Thousands of night and day shift workers along with contract workers participated in the event held in front of the factory gates prior to the commencement of the day shift.

Khushiram, a prominent member of the Provisional Committee of the MSWU, which was formed to carry forward the struggle after the July-August 2012 arrest and the subsequent jailing and torture of the leadership of the MSWU, brought this commemoration to the attention of the WSWS by forwarding a Hindi transcript describing the event.

In it Khushiram summarizes the speeches of leaders who emphasize the need to unite the working class across religious divisions, in direct opposition to the murderous communal attacks and killings being instigated by the Modi government to sow divisions among working people.

We post below a translation of Khushiram’s account.

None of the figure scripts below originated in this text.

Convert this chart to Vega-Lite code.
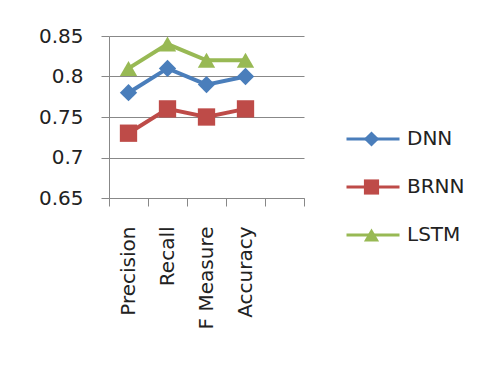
{
  "$schema": "https://vega.github.io/schema/vega-lite/v6.json",
  "width": 195,
  "height": 162,
  "autosize": "none",
  "padding": {"left": 109, "top": 36, "right": 182, "bottom": 168},
  "background": "white",
  "config": {
    "view": {"stroke": null},
    "font": "DejaVu Sans",
    "axis": {"labelFont": "DejaVu Sans", "labelFontSize": 20, "labelColor": "#222222", "domainColor": "#888888", "tickColor": "#888888", "gridColor": "#888888", "domainWidth": 1, "tickWidth": 1, "gridWidth": 1, "tickSize": 8}
  },
  "data": {
    "values": [
      {"metric": "Precision", "model": "DNN", "value": 0.78},
      {"metric": "Recall", "model": "DNN", "value": 0.81},
      {"metric": "F Measure", "model": "DNN", "value": 0.79},
      {"metric": "Accuracy", "model": "DNN", "value": 0.80},
      {"metric": "Precision", "model": "BRNN", "value": 0.73},
      {"metric": "Recall", "model": "BRNN", "value": 0.76},
      {"metric": "F Measure", "model": "BRNN", "value": 0.75},
      {"metric": "Accuracy", "model": "BRNN", "value": 0.76},
      {"metric": "Precision", "model": "LSTM", "value": 0.81},
      {"metric": "Recall", "model": "LSTM", "value": 0.84},
      {"metric": "F Measure", "model": "LSTM", "value": 0.82},
      {"metric": "Accuracy", "model": "LSTM", "value": 0.82}
    ]
  },
  "encoding": {
    "x": {
      "field": "metric", "type": "nominal",
      "scale": {"type": "band", "domain": ["Precision", "Recall", "F Measure", "Accuracy", " "], "paddingInner": 0, "paddingOuter": 0},
      "axis": {"title": null, "labelAngle": -90, "tickBand": "extent", "labelPadding": 20, "grid": false}
    },
    "y": {
      "field": "value", "type": "quantitative",
      "scale": {"domain": [0.65, 0.85], "zero": false, "nice": false},
      "axis": {"title": null, "values": [0.65, 0.7, 0.75, 0.8, 0.85], "format": ".2~f", "grid": true, "labelPadding": 18}
    }
  },
  "layer": [
    {
      "mark": {"type": "line", "strokeWidth": 4},
      "encoding": {
        "color": {
          "field": "model", "type": "nominal",
          "scale": {"domain": ["DNN", "BRNN", "LSTM"], "range": ["#4A7EBB", "#BE4B48", "#98B954"]},
          "legend": {"title": null, "orient": "none", "legendX": 236, "legendY": 93, "symbolType": "stroke", "symbolSize": 2809, "symbolStrokeWidth": 3, "clipHeight": 20, "rowPadding": 28, "labelFontSize": 20, "labelOffset": 6, "labelColor": "#222222", "padding": 0}
        }
      }
    },
    {
      "mark": {"type": "point", "filled": true, "opacity": 1, "size": 300},
      "encoding": {
        "color": {
          "field": "model", "type": "nominal",
          "legend": {"title": null, "orient": "none", "legendX": 254, "legendY": 93, "symbolSize": 230, "symbolOpacity": 1, "clipHeight": 20, "rowPadding": 28, "labelExpr": "''", "labelFontSize": 1, "padding": 0}
        },
        "shape": {
          "field": "model", "type": "nominal",
          "scale": {"domain": ["DNN", "BRNN", "LSTM"], "range": ["diamond", "square", "triangle-up"]},
          "legend": {"title": null, "orient": "none", "legendX": 254, "legendY": 93, "symbolSize": 230, "symbolOpacity": 1, "clipHeight": 20, "rowPadding": 28, "labelExpr": "''", "labelFontSize": 1, "padding": 0}
        }
      }
    }
  ],
  "resolve": {"legend": {"color": "independent", "shape": "independent"}}
}
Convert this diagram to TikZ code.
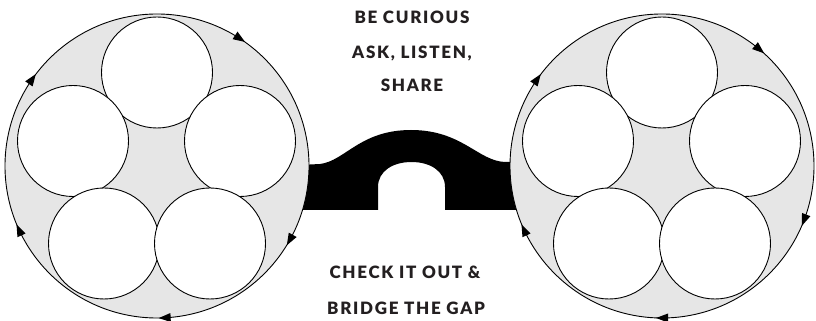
\documentclass[tikz,border=0pt]{standalone}
\usepackage{fontspec}
\setmainfont{Lato}[BoldFont={Lato Black},LetterSpace=10]
\usepackage{tikz}
\usetikzlibrary{arrows.meta, decorations.markings, calc}
\definecolor{ringgray}{HTML}{E6E6E6}
\definecolor{inkdark}{HTML}{231F20}
% clockwise tip on a ring
\newcommand{\cwtip}{\fill[black] (-6pt,0) -- (6pt,4.5pt) -- (6pt,-4.5pt) -- cycle;}

\begin{document}
\begin{tikzpicture}[x=1pt,y=1pt,
  ring/.style={draw=black,fill=ringgray,line width=0.9pt},
  seat/.style={circle,draw=black,fill=white,line width=0.9pt,
    minimum size=111pt,inner sep=0pt},
  caption/.style={font=\bfseries\fontsize{17}{17}\selectfont,text=inkdark}]
  \useasboundingbox (0,0) rectangle (816,321);
  \coordinate (lc) at (157,155);
  \coordinate (rc) at (662,155);
  % bridge
  \fill[black] (300,156) -- (320,157) .. controls (345,160) and (360,191) .. (411,191)
    .. controls (462,191) and (478,160) .. (505,159) -- (520,159) -- (520,111)
    -- (445,111) -- (445,134) .. controls (445,150) and (430,159) .. (411.5,159)
    .. controls (393,159) and (378,150) .. (378,134) -- (378,111) -- (300,111) -- cycle;
  % rings with clockwise tips
  \draw[ring,postaction={decorate},decoration={markings,
    mark=at position 0.158 with {\cwtip}, mark=at position 0.403 with {\cwtip},
    mark=at position 0.569 with {\cwtip}, mark=at position 0.758 with {\cwtip},
    mark=at position 0.919 with {\cwtip}}] (lc) circle (152);
  \draw[ring,postaction={decorate},decoration={markings,
    mark=at position 0.139 with {\cwtip}, mark=at position 0.403 with {\cwtip},
    mark=at position 0.569 with {\cwtip}, mark=at position 0.750 with {\cwtip},
    mark=at position 0.942 with {\cwtip}}] (rc) circle (152);
  % seats
  \foreach \s/\c in {L/lc,R/rc}{
    \node[seat] (\s1) at ($(\c)+(0,93.5)$) {};
    \node[seat] (\s2) at ($(\c)+(-84,25)$) {};
    \node[seat] (\s3) at ($(\c)+(83,25)$) {};
    \node[seat] (\s4) at ($(\c)+(-53,-77.5)$) {};
    \node[seat] (\s5) at ($(\c)+(53,-77.5)$) {};
  }
  \node[caption] (curious) at (412,304) {BE CURIOUS};
  \node[caption] (ask) at (412,268) {ASK, LISTEN,};
  \node[caption] (share) at (412,236) {SHARE};
  \node[caption] (check) at (405,49) {CHECK IT OUT \&};
  \node[caption] (gap) at (406,13) {BRIDGE THE GAP};
\end{tikzpicture}
\end{document}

“Today, the ninth anniversary of the Maruti Suzuki Workers Union (MSWU) is being celebrated with great fanfare. March 1st was the founding day of the union, but since it was a Sunday, this meeting has been organized for March 2nd. Even after 9 years, the enthusiasm of the workers is noteworthy. In addition to the Maruti Suzuki Workers Union, other trade unions and organizations also participated in the meeting.

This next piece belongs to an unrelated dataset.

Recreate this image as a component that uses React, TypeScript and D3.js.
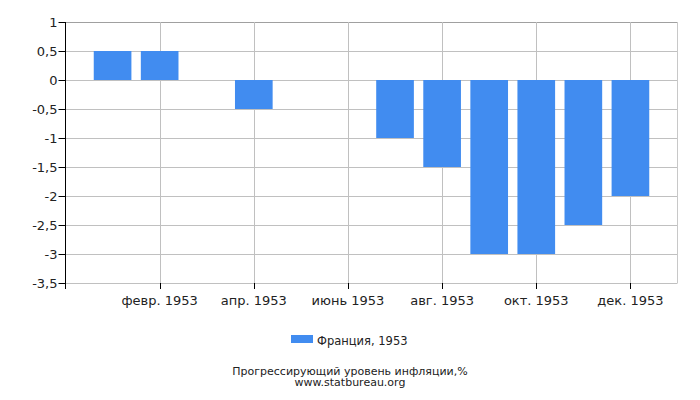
import React from "react";
import * as d3 from "d3";

const months = ["янв.", "февр.", "март", "апр.", "май", "июнь", "июль", "авг.", "сент.", "окт.", "нояб.", "дек."];
const values = [0.5, 0.5, 0, -0.5, 0, 0, -1, -1.5, -3, -3, -2.5, -2];
const yTicks = [1, 0.5, 0, -0.5, -1, -1.5, -2, -2.5, -3, -3.5];
const labeledMonths = [1, 3, 5, 7, 9, 11];
const year = "1953";
const seriesName = "Франция, 1953";
const title = "Прогрессирующий уровень инфляции,%";
const source = "www.statbureau.org";

const W = 700, H = 400;
const L = 65.5, R = 677.5, T = 22, B = 283;
const font = "DejaVu Sans, sans-serif";

export default function App() {
  const x = d3.scalePoint<number>().domain(d3.range(12)).range([L, R]).padding(1);
  const step = x.step();
  const bw = step * 0.8;
  const y = d3.scaleLinear().domain([-3.5, 1]).range([B, T]);
  const fmt = (v: number) => String(v).replace(".", ",");
  return (
    <svg width={W} height={H} style={{ position: "absolute", left: 0, top: 0, background: "#fff" }}>
      {yTicks.map((t) => (
        <line key={"g" + t} x1={L} x2={R} y1={Math.round(y(t)) + 0.5} y2={Math.round(y(t)) + 0.5}
          stroke={t === 1 ? "#a0a0a0" : "#c0c0c0"} strokeWidth={1} />
      ))}
      {labeledMonths.map((m) => (
        <line key={"v" + m} x1={Math.round(x(m)!) + 0.5} x2={Math.round(x(m)!) + 0.5} y1={T} y2={B}
          stroke="#c0c0c0" />
      ))}
      <line x1={R} x2={R} y1={T} y2={B} stroke="#c8c8c8" />
      {values.map((v, i) => (
        <rect key={"b" + i} x={x(i)! - bw / 2} width={bw}
          y={Math.min(y(v), y(0))} height={Math.abs(y(v) - y(0))} fill="#418cf0" />
      ))}
      <line x1={L} x2={L} y1={T} y2={B + 6} stroke="#000" />
      {yTicks.map((t) => (
        <g key={"t" + t}>
          <line x1={L - 7} x2={L} y1={Math.round(y(t)) + 0.5} y2={Math.round(y(t)) + 0.5} stroke="#000" />
          <text x={L - 8} y={y(t) + 4.5} textAnchor="end" fontFamily={font} fontSize={13} fill="#222">{fmt(t)}</text>
        </g>
      ))}
      {labeledMonths.map((m) => (
        <g key={"xt" + m}>
          <line x1={Math.round(x(m)!) + 0.5} x2={Math.round(x(m)!) + 0.5} y1={B} y2={B + 6} stroke="#000" />
          <text x={x(m)!} y={305} textAnchor="middle" fontFamily={font} fontSize={13} fill="#222">
            {months[m] + " " + year}
          </text>
        </g>
      ))}
      <rect x={291} y={335} width={22} height={8} fill="#418cf0" />
      <text x={317} y={344.5} fontFamily={font} fontSize={11.5} fill="#222">{seriesName}</text>
      <text x={350} y={374.5} textAnchor="middle" fontFamily={font} fontSize={11} fill="#222">{title}</text>
      <text x={350} y={386} textAnchor="middle" fontFamily={font} fontSize={11} fill="#222">{source}</text>
    </svg>
  );
}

“While speaking about the history of the organization, MSWU leader Ajmer Singh appealed to workers to always carry forward the heritage of the Red Flag and never forget the members of the working class who sacrificed everything for this struggle.

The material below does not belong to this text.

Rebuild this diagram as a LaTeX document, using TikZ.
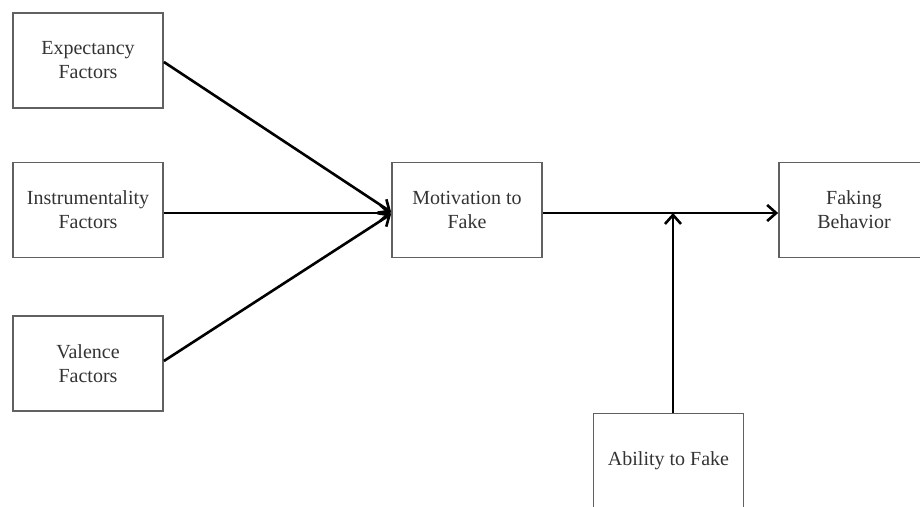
\documentclass[tikz,border=0pt]{standalone}
\usepackage{fontspec}
\setmainfont{Liberation Serif}
\usetikzlibrary{arrows.meta}
\begin{document}
\begin{tikzpicture}[x=1pt,y=-1pt,
  box/.style={draw=black!62,line width=1.8pt,minimum width=150pt,minimum height=95pt,
    align=center,inner sep=0pt,font=\fontsize{20}{24}\selectfont,text=black!80},
  conn/.style={line width=2.6pt,-{Straight Barb[length=9pt,width=16pt,line width=2.6pt]}}]
\useasboundingbox (0,0) rectangle (920,506);
\clip (0,0) rectangle (920,506);
\node[box] (exp) at (88,60.5) {Expectancy\\Factors};
\node[box] (ins) at (88,210) {Instrumentality\\Factors};
\node[box] (val) at (88,363.5) {Valence\\Factors};
\node[box] (mot) at (467,210) {Motivation to\\Fake};
\node[box] (fak) at (854,210) {Faking\\Behavior};
\node[box] (abi) at (668.5,461) {Ability to Fake};
\coordinate (j) at (673,213);
\draw[conn] (exp.east |- 0,62) -- (mot.west |- 0,212);
\draw[conn] (ins.east |- 0,213) -- (mot.west |- 0,213);
\draw[conn] (val.east |- 0,361) -- (mot.west |- 0,214);
\draw[conn] (mot.east |- 0,213) -- (fak.west |- 0,213);
\draw[conn] (abi.north -| j) -- (j);
\end{tikzpicture}
\end{document}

“The privileges we enjoy today, he told the gathered audience, are due in large measure to the 13 men who remain behind bars.

“Mr. Singh spoke of the on-going Hindu-Muslim riots in the country. He warned workers against coming under the influence of anti-social currents. The working class, he pointed out, needs to maintain the distinct identity that has been forged through struggle. Our movement, he stated, has taught us that religion is divisive, while the very process of struggle unites us.

“We do not know how many innocent people lost their lives in the recent Delhi riots, but we do know that all the victims belonged to the working class. We have not heard of a single capitalist, or politician or family members of such being hurt during these riots. So, we should think carefully about who is behind such attacks and who benefits from them.

“Selfish politicians have no qualms in sacrificing the innocent for their own petty gains. But the working class must always stand with and for the masses against such violence.

“Provisional Working Committee Member Ramnivas spoke about the history of the MSWU, and appealed to the workers to continue doing their work with sincerity. In the current political climate, he said, there’s an attempt to present the Maruti Suzuki plant as an exemplar of “Ram-rajya” (the Hindutva ideal). This was, in fact, part of a conspiracy to keep permanent workers away from production, so that if the union were to enter into a period of struggle, management could still keep the plant running by bringing in temporary contract workers.

“We succeeded in our big strikes in this plant, he said, because we controlled the production. In addition, Maruti Suzuki workers fought for the rights of contract workers as well, and demanded the abolition of the contract system and the right to permanent work as their first major demand. Their willingness to keep fighting has taken them all the way to jail.

“In his speech, Comrade Khushiram brought up the issue of raising the political consciousness of workers. He pointed out that the average salary for a permanent worker is several times those of contract workers who are barely paid Rs.15,000-20,000 ($200-$270) per month. A worker is allocated medical expense up to Rs. 20,000, which is barely even enough to cover any major health condition. The management is focused on increasing its profits, and it does so by hiring more contract workers and reducing the number of permanent workers. To keep workers distracted, these young workers in their 20s were targeted because of the militancy and tenaciousness they displayed against the company management and the Congress Party state government, both of whom wanted to force the workers to meekly submit to sweatshop conditions and constant management abuse at the plant.”